Supplied data:
## start

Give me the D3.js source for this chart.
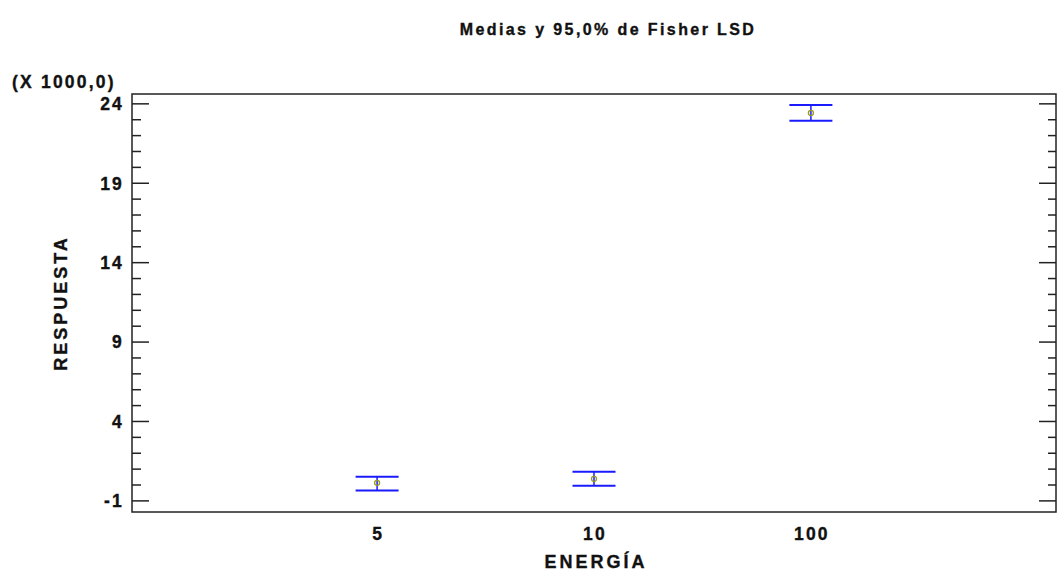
<!DOCTYPE html>
<html>
<head>
<meta charset="utf-8">
<script src="https://cdn.jsdelivr.net/npm/d3@7"></script>
<style>
  body { margin: 0; background: #fff; }
  text { font-family: "Liberation Sans", Arial, sans-serif; font-weight: bold; fill: #111;
         stroke: #111; stroke-width: 0.35px; }
</style>
</head>
<body>
<div id="chart"></div>
<script>
// data (y values in thousands)
var categories = ["5", "10", "100"];
var means = [0.14, 0.39, 23.43];
var lower = [-0.35, -0.05, 22.94];
var upper = [0.52, 0.83, 23.92];
var yTicks = [-1, 4, 9, 14, 19, 24];

var width = 1057, height = 576;
var margin = { top: 94, right: 1, bottom: 64, left: 132 };
var plotW = width - margin.left - margin.right,
    plotH = height - margin.top - margin.bottom;

var svg = d3.select('#chart').append('svg')
    .attr('width', width)
    .attr('height', height);

// title
svg.append('text')
    .attr('x', 608).attr('y', 35)
    .attr('text-anchor', 'middle')
    .style('font-size', '16px')
    .style('letter-spacing', '2.4px')
    .text('Medias y 95,0% de Fisher LSD');

var g = svg.append('g')
    .attr('transform', 'translate(' + margin.left + ',' + margin.top + ')');

var pad = 1.13;
var x = d3.scaleLinear()
    .domain([-pad, categories.length - 1 + pad])
    .range([0, plotW]);

var y = d3.scaleLinear()
    .domain([-1.7, 24.62])
    .range([plotH, 0]);

// minor ticks every 1 unit
var minor = d3.range(-1, 25, 1).filter(v => yTicks.indexOf(v) < 0);

// left ticks
g.selectAll('line.major-l').data(yTicks).enter().append('line')
    .attr('x1', 0).attr('x2', 17)
    .attr('y1', d => y(d)).attr('y2', d => y(d))
    .attr('stroke', '#222').attr('stroke-width', 1.5);
g.selectAll('line.minor-l').data(minor).enter().append('line')
    .attr('x1', 0).attr('x2', 9)
    .attr('y1', d => y(d)).attr('y2', d => y(d))
    .attr('stroke', '#222').attr('stroke-width', 1.5);
// right ticks
g.selectAll('line.major-r').data(yTicks).enter().append('line')
    .attr('x1', plotW - 17).attr('x2', plotW)
    .attr('y1', d => y(d)).attr('y2', d => y(d))
    .attr('stroke', '#222').attr('stroke-width', 1.5);
g.selectAll('line.minor-r').data(minor).enter().append('line')
    .attr('x1', plotW - 8).attr('x2', plotW)
    .attr('y1', d => y(d)).attr('y2', d => y(d))
    .attr('stroke', '#222').attr('stroke-width', 1.5);

// frame
g.append('rect')
    .attr('x', 0).attr('y', 0)
    .attr('width', plotW).attr('height', plotH)
    .attr('fill', 'none')
    .attr('stroke', '#222').attr('stroke-width', 1.5);

// y tick labels
g.selectAll('text.ytick').data(yTicks).enter().append('text')
    .attr('x', -8).attr('y', d => y(d))
    .attr('dy', '0.36em')
    .attr('text-anchor', 'end')
    .style('font-size', '17.5px')
    .style('letter-spacing', '2.2px')
    .text(d => d);

// x tick labels
g.selectAll('text.xtick').data(categories).enter().append('text')
    .attr('x', (d, i) => x(i) + 1).attr('y', plotH + 28)
    .attr('text-anchor', 'middle')
    .style('font-size', '17.5px')
    .style('letter-spacing', '2.2px')
    .text(d => d);

// axis titles
svg.append('text')
    .attr('x', margin.left + x(1) + 2).attr('y', 568)
    .attr('text-anchor', 'middle')
    .style('font-size', '18px')
    .style('letter-spacing', '3px')
    .text('ENERGÍA');

svg.append('text')
    .attr('transform', 'translate(67,' + (margin.top + plotH / 2) + ') rotate(-90)')
    .attr('text-anchor', 'middle')
    .style('font-size', '18px')
    .style('letter-spacing', '3px')
    .text('RESPUESTA');

svg.append('text')
    .attr('x', 12).attr('y', 88)
    .style('font-size', '17.5px')
    .style('letter-spacing', '2.2px')
    .text('(X 1000,0)');

// error bars
var half = 21.5;
var bars = g.selectAll('g.bar').data(categories).enter().append('g');
bars.append('line')
    .attr('x1', (d, i) => x(i)).attr('x2', (d, i) => x(i))
    .attr('y1', (d, i) => y(upper[i])).attr('y2', (d, i) => y(lower[i]))
    .attr('stroke', '#1a1aff').attr('stroke-width', 1.5);
bars.append('line')
    .attr('x1', (d, i) => x(i) - half).attr('x2', (d, i) => x(i) + half)
    .attr('y1', (d, i) => y(upper[i])).attr('y2', (d, i) => y(upper[i]))
    .attr('stroke', '#1a1aff').attr('stroke-width', 2);
bars.append('line')
    .attr('x1', (d, i) => x(i) - half).attr('x2', (d, i) => x(i) + half)
    .attr('y1', (d, i) => y(lower[i])).attr('y2', (d, i) => y(lower[i]))
    .attr('stroke', '#1a1aff').attr('stroke-width', 2);
bars.append('circle')
    .attr('cx', (d, i) => x(i)).attr('cy', (d, i) => y(means[i]))
    .attr('r', 2.5)
    .attr('fill', 'none')
    .attr('stroke', '#9a9a20').attr('stroke-width', 1.3);
</script>
</body>
</html>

## end

Task details: Reproduce the whole listing above word for word, but not its pictures.

Exercise response:
Give me the D3.js source for this chart.
<!DOCTYPE html>
<html>
<head>
<meta charset="utf-8">
<script src="https://cdn.jsdelivr.net/npm/d3@7"></script>
<style>
  body { margin: 0; background: #fff; }
  text { font-family: "Liberation Sans", Arial, sans-serif; font-weight: bold; fill: #111;
         stroke: #111; stroke-width: 0.35px; }
</style>
</head>
<body>
<div id="chart"></div>
<script>
// data (y values in thousands)
var categories = ["5", "10", "100"];
var means = [0.14, 0.39, 23.43];
var lower = [-0.35, -0.05, 22.94];
var upper = [0.52, 0.83, 23.92];
var yTicks = [-1, 4, 9, 14, 19, 24];

var width = 1057, height = 576;
var margin = { top: 94, right: 1, bottom: 64, left: 132 };
var plotW = width - margin.left - margin.right,
    plotH = height - margin.top - margin.bottom;

var svg = d3.select('#chart').append('svg')
    .attr('width', width)
    .attr('height', height);

// title
svg.append('text')
    .attr('x', 608).attr('y', 35)
    .attr('text-anchor', 'middle')
    .style('font-size', '16px')
    .style('letter-spacing', '2.4px')
    .text('Medias y 95,0% de Fisher LSD');

var g = svg.append('g')
    .attr('transform', 'translate(' + margin.left + ',' + margin.top + ')');

var pad = 1.13;
var x = d3.scaleLinear()
    .domain([-pad, categories.length - 1 + pad])
    .range([0, plotW]);

var y = d3.scaleLinear()
    .domain([-1.7, 24.62])
    .range([plotH, 0]);

// minor ticks every 1 unit
var minor = d3.range(-1, 25, 1).filter(v => yTicks.indexOf(v) < 0);

// left ticks
g.selectAll('line.major-l').data(yTicks).enter().append('line')
    .attr('x1', 0).attr('x2', 17)
    .attr('y1', d => y(d)).attr('y2', d => y(d))
    .attr('stroke', '#222').attr('stroke-width', 1.5);
g.selectAll('line.minor-l').data(minor).enter().append('line')
    .attr('x1', 0).attr('x2', 9)
    .attr('y1', d => y(d)).attr('y2', d => y(d))
    .attr('stroke', '#222').attr('stroke-width', 1.5);
// right ticks
g.selectAll('line.major-r').data(yTicks).enter().append('line')
    .attr('x1', plotW - 17).attr('x2', plotW)
    .attr('y1', d => y(d)).attr('y2', d => y(d))
    .attr('stroke', '#222').attr('stroke-width', 1.5);
g.selectAll('line.minor-r').data(minor).enter().append('line')
    .attr('x1', plotW - 8).attr('x2', plotW)
    .attr('y1', d => y(d)).attr('y2', d => y(d))
    .attr('stroke', '#222').attr('stroke-width', 1.5);

// frame
g.append('rect')
    .attr('x', 0).attr('y', 0)
    .attr('width', plotW).attr('height', plotH)
    .attr('fill', 'none')
    .attr('stroke', '#222').attr('stroke-width', 1.5);

// y tick labels
g.selectAll('text.ytick').data(yTicks).enter().append('text')
    .attr('x', -8).attr('y', d => y(d))
    .attr('dy', '0.36em')
    .attr('text-anchor', 'end')
    .style('font-size', '17.5px')
    .style('letter-spacing', '2.2px')
    .text(d => d);

// x tick labels
g.selectAll('text.xtick').data(categories).enter().append('text')
    .attr('x', (d, i) => x(i) + 1).attr('y', plotH + 28)
    .attr('text-anchor', 'middle')
    .style('font-size', '17.5px')
    .style('letter-spacing', '2.2px')
    .text(d => d);

// axis titles
svg.append('text')
    .attr('x', margin.left + x(1) + 2).attr('y', 568)
    .attr('text-anchor', 'middle')
    .style('font-size', '18px')
    .style('letter-spacing', '3px')
    .text('ENERGÍA');

svg.append('text')
    .attr('transform', 'translate(67,' + (margin.top + plotH / 2) + ') rotate(-90)')
    .attr('text-anchor', 'middle')
    .style('font-size', '18px')
    .style('letter-spacing', '3px')
    .text('RESPUESTA');

svg.append('text')
    .attr('x', 12).attr('y', 88)
    .style('font-size', '17.5px')
    .style('letter-spacing', '2.2px')
    .text('(X 1000,0)');

// error bars
var half = 21.5;
var bars = g.selectAll('g.bar').data(categories).enter().append('g');
bars.append('line')
    .attr('x1', (d, i) => x(i)).attr('x2', (d, i) => x(i))
    .attr('y1', (d, i) => y(upper[i])).attr('y2', (d, i) => y(lower[i]))
    .attr('stroke', '#1a1aff').attr('stroke-width', 1.5);
bars.append('line')
    .attr('x1', (d, i) => x(i) - half).attr('x2', (d, i) => x(i) + half)
    .attr('y1', (d, i) => y(upper[i])).attr('y2', (d, i) => y(upper[i]))
    .attr('stroke', '#1a1aff').attr('stroke-width', 2);
bars.append('line')
    .attr('x1', (d, i) => x(i) - half).attr('x2', (d, i) => x(i) + half)
    .attr('y1', (d, i) => y(lower[i])).attr('y2', (d, i) => y(lower[i]))
    .attr('stroke', '#1a1aff').attr('stroke-width', 2);
bars.append('circle')
    .attr('cx', (d, i) => x(i)).attr('cy', (d, i) => y(means[i]))
    .attr('r', 2.5)
    .attr('fill', 'none')
    .attr('stroke', '#9a9a20').attr('stroke-width', 1.3);
</script>
</body>
</html>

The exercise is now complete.